もつれない患者との会話術
ポイント
玄関側の看板に示した診療科の医師が不在でも,医療機関は診療契約違反で訴えられることはありません。ただ,日常業務としてホームページの診療体制情報を適切に更新したり,医師不在時のルール(紹介する他院など)を前もって決めておいたりするべきでしょう。
解説
医師も生身の人間であり,急に体調を崩して休診となることもありえます。また,看板やホームページは,昔で言うなら電柱の看板と同じで,患者に情報提供しているに過ぎません。「当院では,このような診療科を揃えて皆様のご来院をお待ちしておりますよ」とご案内しているのです。これは,民法第521条でいうところの「申し込みの誘引」であり,患者からの申し込み(=診療してもらいたい)を誘う行為です。

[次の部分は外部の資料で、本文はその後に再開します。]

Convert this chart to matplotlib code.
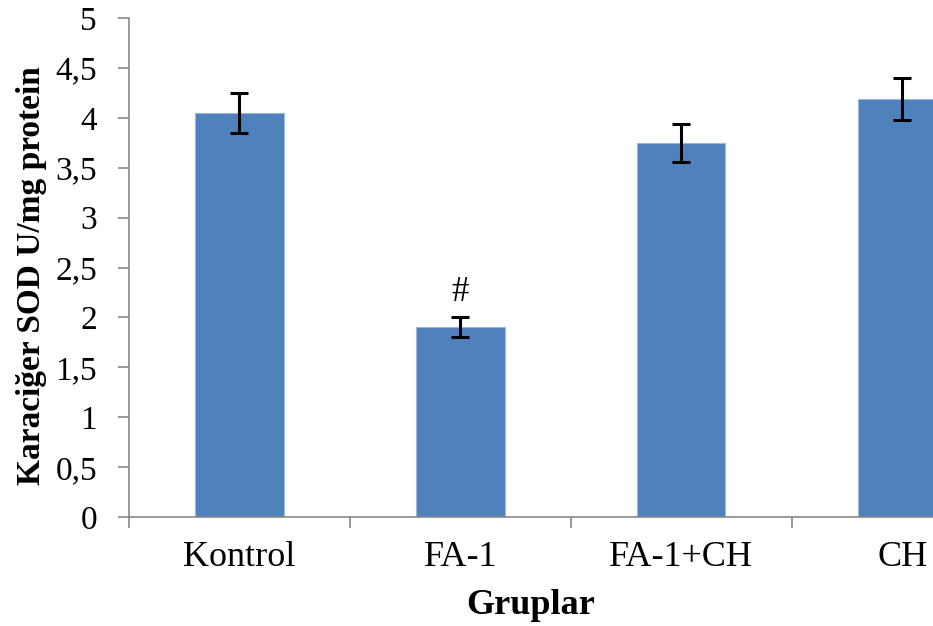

この誘引(=看板やホームページ)に応じた患者の意思表示が申し込みとなりますが,「申し込みの誘引」を行った者(=医療機関)が改めて承諾しない限り,契約は成立しないのです。つまり,患者が窓口で診察を希望している旨を職員に告げている段階では,まだ「診療契約」は締結されていません。このケースのように,玄関側の看板を見て医療機関に飛び込んできた患者が,その担当医が不在であったことを理由に「嘘つき」呼ばわりしても,「診療契約違反」とはならないのです。
医療機関の対応
前述したように,看板やホームページは情報を提供しているにすぎず,契約成立にはそれなりのステップが必要となります。たとえば,ある八百屋がリンゴを10個で500円として陳列し,消費者に「特売!」と購入を呼びかけし,消費者がこれに反応して購入の意思表示を行い,レジで500円支払ったところで売買契約が成立するのです。
これを医療機関に当てはめると,玄関側の看板を見て希望する診療科の診察申し込みを行い(具体的には診療申込書に記入),医療機関側が申し込みを受諾(申込書を受理)したときに診療契約が成立したことになるのです。
最近はインターネットで検索して来院する患者さんも多くなってきていることから,ホームページの更新を速やかに行うことが求められます。ただ,更新作業を随時できない医療機関においては,ホームページ上の診療担当表の周辺に「やむをえず休診となる場合もありますので,ご来院の際は事前に電話で確認してお越しくださるようお願いします」といった文言を加えることで,トラブルを未然に防止できるかと思います。
関係法令など
- 承諾の期間を定めてした契約の申込みは,撤回することができない。
- 申込者が前項の申込みに対して同項の期間内に承諾の通知を受けなかったときは,その申込みは,その効力を失う。